Dois dos mais idiossincráticos compositores modernos de black metal, o norte-americano Jute Gyte e o grego Ayloss, responsável pelos Spectral Lore, unem-se para duas distintas homenagens ao poema «Helian», escrito em 1913 pelo poeta austríaco Georg Trakl. Como é mais ou menos verdade de qualquer lançamento de Gyte, estamos perante um bicho de complicada digestão, ainda que ao lado da monstruosidade que é «Penetralia», lançada também este ano, os vinte minutos de dissonâncias microtonais que formam «Hellian» são do mais acessível que podemos imaginar. Já a «Helian» de Spectral Lore desenrola-se num drone vagamente reminiscente de black metal atmosférico, explodindo apenas para duas bojardas dignas do epíteto metal na segunda metade. A cereja no topo do bolo desta edição da I, Voidhanger (de longe a melhor da editora italiana este ano) é a capa do disco consistir no quadro «Tod und Mann» de Egon Schiele.

10
Portrayal Of Guilt / Street Sects
«Portrayal Of Guilt / Street Sects»


Em Novembro, os Portrayal Of Guilt lançaram um dos melhores discos de post hardcore do ano, com um sem-fim de pequenos toques de outros géneros, do screamo ao black metal.
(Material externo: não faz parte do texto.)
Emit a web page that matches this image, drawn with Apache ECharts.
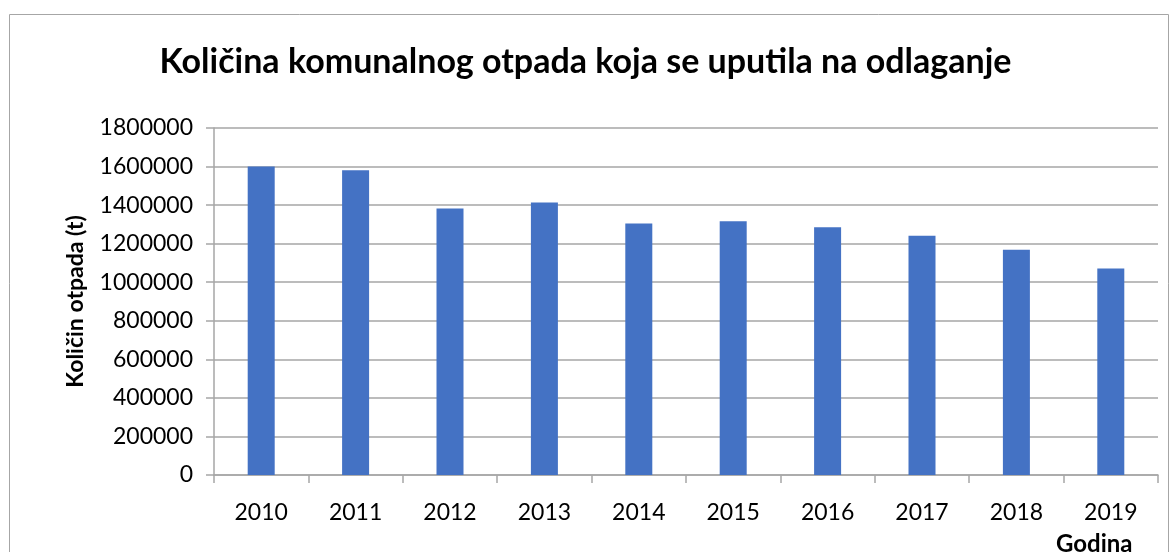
<!DOCTYPE html>
<html>
<head>
<meta charset="utf-8">
<script src="https://cdn.jsdelivr.net/npm/echarts@6/dist/echarts.min.js"></script>
<style>
  html, body { margin: 0; padding: 0; background: #fff; }
  #box1 { width: 1171px; height: 552px; }
</style>
</head>
<body>
<div id="box1"></div>
<script>
// podaci
var godine = ['2010', '2011', '2012', '2013', '2014', '2015', '2016', '2017', '2018', '2019'];
var kolicina = [1600000, 1581000, 1383000, 1414000, 1304000, 1316000, 1285000, 1241000, 1169000, 1071000];
var yMin = 0;
var yMax = 1800000;
var yStep = 200000;

var chart = echarts.init(document.getElementById('box1'));
var font = 'Lato, "Open Sans", sans-serif';

var option = {
  animation: false,
  textStyle: { fontFamily: font },
  title: [{
    text: 'Količina komunalnog otpada koja se uputila na odlaganje',
    left: 'center',
    top: 40,
    textStyle: { fontFamily: font, fontSize: 34, fontWeight: 'bold', color: '#000' }
  }, {
    text: 'Godina',
    left: 1051,
    top: 527,
    textStyle: { fontFamily: font, fontSize: 24, fontWeight: 'bold', color: '#000' }
  }],
  graphic: [{
    type: 'rect',
    shape: { x: 9.5, y: 14.5, width: 1159, height: 560 },
    style: { fill: 'none', stroke: '#a6a6a6', lineWidth: 1 },
    silent: true
  }],
  grid: {
    left: 214,
    right: 13,
    top: 128,
    bottom: 77
  },
  xAxis: {
    type: 'category',
    data: godine,
    axisLine: { show: true, lineStyle: { color: '#a6a6a6', width: 1.5 } },
    axisTick: { show: true, length: 8, lineStyle: { color: '#a6a6a6', width: 1.5 } },
    axisLabel: { color: '#000', fontSize: 23, margin: 26, fontFamily: font }
  },
  yAxis: {
    type: 'value',
    min: yMin,
    max: yMax,
    interval: yStep,
    name: 'Količin otpada (t)',
    nameLocation: 'middle',
    nameRotate: 90,
    nameGap: 127,
    nameTextStyle: { color: '#000', fontSize: 23, fontWeight: 'bold', fontFamily: font },
    axisLine: { show: true, lineStyle: { color: '#a6a6a6', width: 1.5 } },
    axisTick: { show: true, length: 8, lineStyle: { color: '#a6a6a6', width: 1.5 } },
    axisLabel: {
      color: '#000', fontSize: 23, margin: 21, fontFamily: font,
      formatter: function (v) { return String(v); }
    },
    splitLine: { show: true, lineStyle: { color: '#a6a6a6', width: 1.5 } }
  },
  series: [{
    name: 'Količina',
    type: 'bar',
    data: kolicina,
    barWidth: 27,
    itemStyle: { color: '#4472C4' }
  }]
};
chart.setOption(option);
</script>
</body>
</html>
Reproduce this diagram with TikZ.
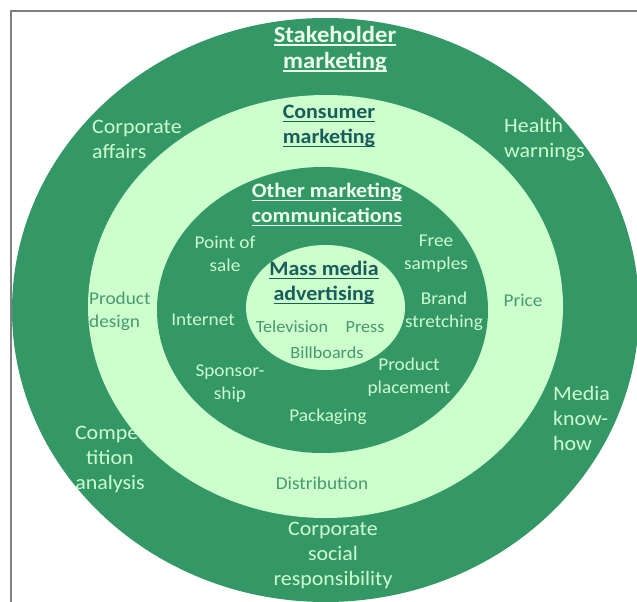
\documentclass[tikz,border=0pt]{standalone}
\usepackage{fontspec}
\setmainfont{Carlito}[FakeStretch=1.07]
\usepackage{xcolor}

\definecolor{ringdark}{RGB}{52,152,102}
\definecolor{ringlight}{RGB}{204,255,204}
\definecolor{txtlight}{RGB}{206,252,206}
\definecolor{txtdark}{RGB}{72,152,112}
\definecolor{headdark}{RGB}{24,92,92}
\definecolor{headlight}{RGB}{236,255,236}
\definecolor{framegray}{RGB}{128,128,128}

\newcommand{\ulhead}[1]{\leavevmode\setbox0=\hbox{#1}\rlap{\copy0}\rule[-4pt]{\wd0}{1.6pt}}

\begin{document}
\begin{tikzpicture}[x=1pt,y=-1pt,
  lbl/.style={inner sep=0pt, align=center},
  stakehead/.style={lbl, headlight, font=\bfseries\fontsize{23}{26}\selectfont},
  head/.style={lbl, font=\bfseries\fontsize{20.5}{25}\selectfont},
  outeritem/.style={lbl, txtlight, font=\fontsize{20.5}{25}\selectfont},
  ringitem/.style={lbl, txtdark, font=\fontsize{18}{23}\selectfont},
  inneritem/.style={lbl, txtlight, font=\fontsize{18}{23}\selectfont},
  massitem/.style={lbl, txtdark, font=\fontsize{17}{23}\selectfont}]

\useasboundingbox (0,0) rectangle (637,602);
\clip (0,0) rectangle (637,602);

% rings, outside in
\fill[ringdark] (325.5,310) ellipse [x radius=313.5pt, y radius=292pt];
\fill[ringlight] (325.5,306.5) ellipse [x radius=237.5pt, y radius=211.5pt];
\fill[ringdark] (322.5,310) ellipse [x radius=165.5pt, y radius=143pt];
\fill[ringlight] (325.5,307.5) ellipse [x radius=79.5pt, y radius=62.5pt];

\draw[framegray, line width=2pt] (11,602) -- (11,11) -- (637,11);

% ring titles
\node[stakehead] (stake) at (335,49) {\ulhead{Stakeholder}\\\ulhead{marketing}};
\node[head, headdark] (consumer) at (329,126) {\ulhead{Consumer}\\\ulhead{marketing}};
\node[head, headlight] (other) at (327,204.5) {\ulhead{Other marketing}\\\ulhead{communications}};
\node[head, headdark] (mass) at (324,282.5) {\ulhead{Mass media}\\\ulhead{advertising}};

% stakeholder ring
\node[outeritem, anchor=west, align=left] (corpaff) at (92,139.5) {Corporate\\affairs};
\node[outeritem, anchor=west, align=left] (health) at (504,139.5) {Health\\warnings};
\node[outeritem, anchor=west, align=left] (media) at (553,418) {Media\\know-\\how};
\node[outeritem] (compet) at (110,459.5) {Compe-\\tition\\analysis};
\node[outeritem] (csr) at (333,555.5) {Corporate\\social\\responsibility};

% consumer ring
\node[ringitem, anchor=west, align=left] (design) at (89,311.5) {Product\\design};
\node[ringitem] (price) at (523,300) {Price};
\node[ringitem] (distrib) at (322,483) {Distribution};

% other communications ring
\node[inneritem] (pos) at (225,253.5) {Point of\\sale};
\node[inneritem] (samples) at (436,253.5) {Free\\samples};
\node[inneritem] (internet) at (203,320) {Internet};
\node[inneritem] (brand) at (444,311.5) {Brand\\stretching};
\node[inneritem] (sponsor) at (230,383.5) {Sponsor-\\ship};
\node[inneritem] (placement) at (409,377) {Product\\placement};
\node[inneritem] (packaging) at (328,417) {Packaging};

% mass media
\node[massitem] (tv) at (292,327) {Television};
\node[massitem] (press) at (365,327) {Press};
\node[massitem] (billb) at (327,353) {Billboards};
\end{tikzpicture}
\end{document}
Não nos podemos queixar de falta de aviso, que foi precisamente o que nos deram nos dois minutos de porrada em que consiste «The Nihilist». Apropriadamente, o tema termina envolto em ruído electrónico, conferindo assim uma continuidade ao lançamento, uma vez que os Street Sects se resolveram a deixar de tentar ser subtis e fizeram o fazem melhor, que é cacetada electro-industrial a tresandar a bílis.